Il record di tempismo va comunque alla multinazionale svizzero-svedese ABB, che da anni produce componenti elettrici e il 30 giugno ha licenziato i 100 lavoratori dello stabilimento vicentino di Marostica; secondo i sindacati, non ha mai chiuso un bilancio in perdita. Ai dipendenti risulta che la produzione finirà tutta in Bulgaria, ma l’azienda tace e per ora non tratta con nessuno. Solo nel 2019 la Bulgaria ha ricevuto dall’Ue 2,17 miliardi di euro (con appena 0,48 miliardi di contribuzione), in gran parte per accrescere la propria competitività. Ovviamente anche nei confronti dell’Italia, diventata il suo secondo mercato di destinazione.

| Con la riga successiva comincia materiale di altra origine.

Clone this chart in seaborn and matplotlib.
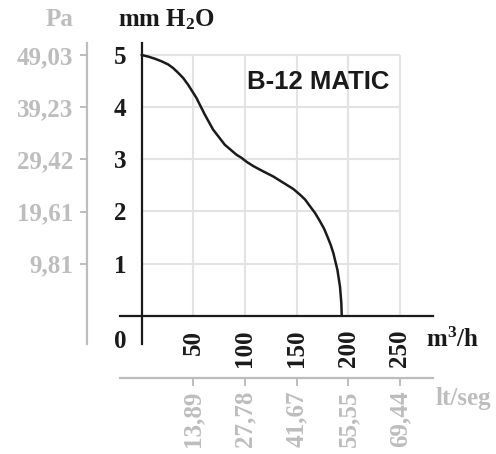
import matplotlib
matplotlib.use("Agg")
import matplotlib.pyplot as plt
import seaborn as sns
import pandas as pd

# fan curve
flow = [0, 6.3, 12.7, 19.2, 25.6, 30.5, 35.3, 40.2, 45, 53, 61.1, 69.2, 80.5,
        91.7, 96.6, 101.8, 108.2, 114.7, 127.5, 140.5, 146.9, 153.4, 158.2, 163,
        167.9, 172.7, 176.6, 179.8, 183, 185.6, 189.5, 192, 193.3, 193.7]
pressure = [5.0, 4.97, 4.93, 4.88, 4.82, 4.75, 4.66, 4.56, 4.43, 4.18, 3.86, 3.57, 3.28,
            3.09, 3.03, 2.95, 2.87, 2.80, 2.67, 2.51, 2.43, 2.32, 2.23, 2.10,
            1.97, 1.81, 1.67, 1.52, 1.36, 1.20, 0.88, 0.56, 0.24, 0.0]

x_ticks = [50, 100, 150, 200, 250]
y_ticks = [1, 2, 3, 4, 5]
pa_ticks = [9.81, 19.61, 29.42, 39.23, 49.03]
pa_labels = ["9,81", "19,61", "29,42", "39,23", "49,03"]
ls_ticks = [13.89, 27.78, 41.67, 55.55, 69.44]
ls_labels = ["13,89", "27,78", "41,67", "55,55", "69,44"]

df = pd.DataFrame({"m3h": flow, "mmH2O": pressure})

sns.set_style("white")
plt.rcParams["font.family"] = ["Liberation Serif", "DejaVu Serif"]
plt.rcParams["font.weight"] = "bold"
plt.rcParams["mathtext.default"] = "regular"

BLACK = "#1a1a1a"
GRAY = "#bdbdbd"
GRID = "#e3e3e3"
FS = 18

fig = plt.figure(figsize=(4.96, 4.54), dpi=100)
W, H = 496, 454
ax = fig.add_axes([120 / W, 1 - 344 / H, 313 / W, 301 / H])
ax.set_xlim(-20.9, 282)
ax.set_ylim(-0.54, 5.23)

# grid limited to the chart block
ax.vlines(x_ticks, 0, 5, color=GRID, lw=1.5, zorder=0)
ax.hlines(y_ticks, 0, 250, color=GRID, lw=1.5, zorder=0)

sns.lineplot(data=df, x="m3h", y="mmH2O", ax=ax, color=BLACK, lw=1.8,
             sort=False, estimator=None, zorder=3)

for s in ["top", "right"]:
    ax.spines[s].set_visible(False)
ax.spines["left"].set_position(("data", 0))
ax.spines["bottom"].set_position(("data", 0))
for s in ["left", "bottom"]:
    ax.spines[s].set_color(BLACK)
    ax.spines[s].set_linewidth(1.6)

ax.set_xticks(x_ticks)
ax.set_yticks(y_ticks)
ax.set_xticklabels([str(v) for v in x_ticks], rotation=90)
ax.tick_params(axis="both", direction="out", length=7, width=1.6, color=BLACK,
               labelsize=FS, labelcolor=BLACK, pad=3)
ax.tick_params(axis="y", pad=4)
ax.set_xlabel("")
ax.set_ylabel("")

# secondary Pa axis
sy = ax.secondary_yaxis(-0.105, functions=(lambda y: y * 9.80665, lambda p: p / 9.80665))
sy.set_yticks(pa_ticks, labels=pa_labels)
sy.spines["left"].set_color(GRAY)
sy.spines["left"].set_linewidth(1.6)
sy.tick_params(axis="y", direction="out", length=5, width=1.4, color=GRAY,
               labelcolor=GRAY, labelsize=FS, pad=5)

# secondary lt/seg axis
sx = ax.secondary_xaxis(-0.113, functions=(lambda x: x / 3.6, lambda l: l * 3.6))
sx.set_xticks(ls_ticks, labels=ls_labels, rotation=90)
sx.spines["bottom"].set_color(GRAY)
sx.spines["bottom"].set_linewidth(1.6)
sx.tick_params(axis="x", direction="out", length=6, width=1.4, color=GRAY,
               labelcolor=GRAY, labelsize=FS, pad=3)

ax.text(170.9, 4.49, "B-12 MATIC", family="Liberation Sans", weight="bold",
        fontsize=18.5, color=BLACK, ha="center", va="center")

fig.text(120 / W, 1 - 341 / H, "0", fontsize=FS, color=BLACK, ha="center", va="center")
fig.text(167 / W, 1 - 20 / H, "mm H$_2$O", fontsize=FS, color=BLACK, ha="center", va="center")
fig.text(60 / W, 1 - 20 / H, "Pa", fontsize=FS, color=GRAY, ha="center", va="center")
fig.text(452 / W, 1 - 340 / H, "m$^3$/h", fontsize=FS, color=BLACK, ha="center", va="center")
fig.text(463 / W, 1 - 399 / H, "lt/seg", fontsize=FS, color=GRAY, ha="center", va="center")

fig.savefig("out.png", dpi=100)
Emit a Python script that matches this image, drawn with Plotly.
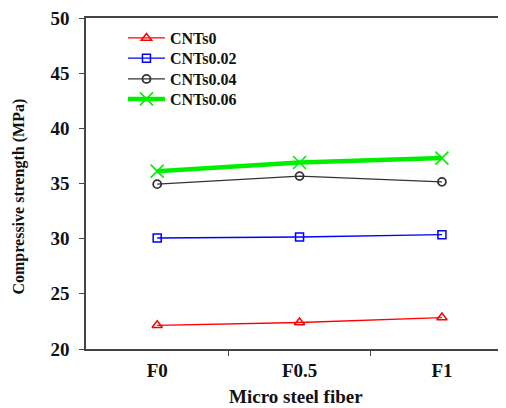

Questa decimazione industriale e sociale della molle Italia non sembra destinata a fermarsi. Il ministro Orlando, dopo i casi Gianetti e Gkn, ha annunciato un provvedimento per multare pesantemente le aziende che prendono sussidi statali e poi scappano.
Ma rischia di essere un’arma spuntata perché non tutte le multinazionali incassano soldi pubblici. Infatti il suo collega del Mise, Giancarlo Giorgetti, dopo i licenziamenti che hanno fatto scalpore ha osservato: «Purtroppo è inevitabile che queste cose accadano, però non possono succedere in questo modo perché noi abbiamo in mente di “fare il west” non il “far west”».

E chi si è ostinato a dare la colpa di tutto al blocco fatto saltare dal governo Draghi sembra ignorare che questi licenziamenti sono permessi dal Jobs Act, voluto nel 2016 da Matteo Renzi e dal suo governo di centrosinistra. Di fronte alle delocalizzazioni, sarebbe invece ora di combattere in Europa per un minimo di armonizzazione fiscale e dei contratti di lavoro. Fino a quando lo stipendio medio di un lavoratore bulgaro sarà 6.000 euro l’anno, ovvero meno di un quarto di un collega italiano (28.800, fonte Eurostat 2020), e finché un operaio romeno o ungherese costeranno tra i 7.700 e i 9.900 euro al massimo, prendersela con le mail e con le multinazionali cattive sarà un esercizio retorico quanto inutile.